Inheritance Tax Ireland
If you receive a gift in Ireland it may be liable to tax. If you receive an inheritance in Ireland it may also be liable to tax. Both these taxes fall under the umbrella of Capital Acquisitions Tax.
As detailed below thresholds, exemptions and tax reliefs do apply so it is important to always seek the advice of a tax professional. Contact Greavy & Co Accountants & Tax Advisors on (01) 604 0011 to speak with a tax professional now.
Inheritance tax is levied on the assets of someone who has died. The tax applies where money or other assets – including residential property such as the family homes – are passed on to a beneficiary, either via a will, via intestacy (where someone has died without making a will), or by the surviving owners of jointly-owned assets. The tax payable by the person receiving the benefit is charged at a rate of 33% on the remainder of all income received above the recipient’s tax-free threshold amount.
Inheritance tax is grouped alongside gift tax as a category of capital acquisition tax. The tax applies to any assets that are located within Ireland, and also in cases where the property is located outside Ireland but either the deceased person or the beneficiary are resident or ordinarily resident in Ireland for tax purposes.
Inheritance tax is payable by the person who receives the inheritance. For the beneficiaries of the estate of a deceased person, they will become liable for inheritance tax if they receive sums in excess of the threshold amount.
Any inheritance between spouses or civil partners is completely exempt from capital acquisitions and inheritance tax liabilities, regardless of the total value.
For all other beneficiaries, exemptions may apply in specific circumstances. These exemptions, including the tax-free allowance of individuals, will depend on the recipient’s relationship to the deceased person. The highest allowance is available to Group A beneficiaries, and applies where the beneficiary is a child (including adopted children, step-children and certain foster children) of the deceased, or a minor grandchild of the deceased if their parent is no longer alive.

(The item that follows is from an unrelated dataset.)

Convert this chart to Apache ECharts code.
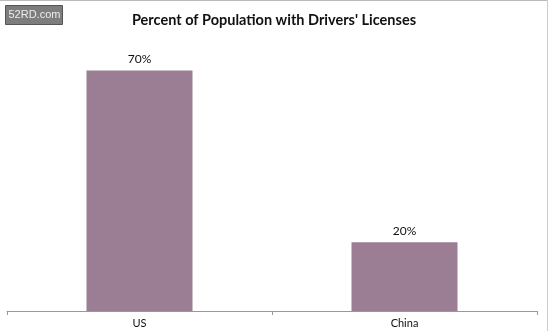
<!DOCTYPE html>
<html>
<head>
<meta charset="utf-8">
<script src="https://cdn.jsdelivr.net/npm/echarts@6/dist/echarts.min.js"></script>
<style>
html,body{margin:0;padding:0;background:#fff;}
#c{width:548px;height:331px;}
</style>
</head>
<body>
<div id="c"></div>
<script>
var categories = ['US', 'China'];
var values = [70, 20];
var titleText = 'Percent of Population with Drivers\' Licenses';

var chart = echarts.init(document.getElementById('c'), null, {renderer: 'canvas'});
chart.setOption({
  backgroundColor: '#ffffff',
  animation: false,
  title: {
    text: titleText,
    left: 'center',
    top: 8,
    textStyle: {fontFamily: 'Lato', fontWeight: 'bold', fontSize: 14.5, color: '#111'}
  },
  graphic: [
    {type: 'rect', left: 0, top: 0, shape: {width: 548, height: 1}, style: {fill: '#bbb'}},
    {type: 'rect', right: 0, top: 0, shape: {width: 1, height: 331}, style: {fill: '#ccc'}},
    {type: 'group', left: 5, top: 5, children: [
      {type: 'rect', shape: {width: 57, height: 19}, style: {fill: '#7d7d7d', stroke: '#555', lineWidth: 1}},
      {type: 'text', left: 3, top: 4, style: {text: '52RD.com', fill: '#eee', font: '11px "Liberation Sans"'}}
    ]}
  ],
  grid: {left: 7, right: 11, top: 36, bottom: 20, containLabel: false},
  xAxis: {
    type: 'category',
    data: categories,
    axisLine: {lineStyle: {color: '#999', width: 1}},
    axisTick: {show: true, length: 4, lineStyle: {color: '#999'}},
    axisLabel: {fontFamily: 'Lato', fontSize: 11, color: '#111', margin: 7}
  },
  yAxis: {
    type: 'value',
    min: 0,
    max: 80,
    show: false,
    splitLine: {show: false}
  },
  series: [{
    type: 'bar',
    data: values,
    barWidth: '40%',
    itemStyle: {color: '#9b7d94'},
    label: {
      show: true,
      position: 'top',
      distance: 5,
      formatter: '{c}%',
      fontFamily: 'Lato',
      fontSize: 12,
      color: '#111'
    }
  }]
});
</script>
</body>
</html>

For all inheritances with valuation dates within the twelve months ending 31 August, any applicable inheritance tax bills must be paid by 31 October of the same year. This means that you will have about 14 months to pay tax on inheritance valued on 1 September, but only two months to pay tax on inheritance valued just one day earlier.
Inheritance tax is declared as part of tax self assessment. For inheritance received on or after 14 June 2010, the return must be filed online via the ROS (Revenue’s online service). Alternatively, a tax advisor or accountant can assist in filing your return.
Form IT38 – Gifts/Inheritance Tax Self-Assessment Return is available from the Revenue.ie, or via your accountant.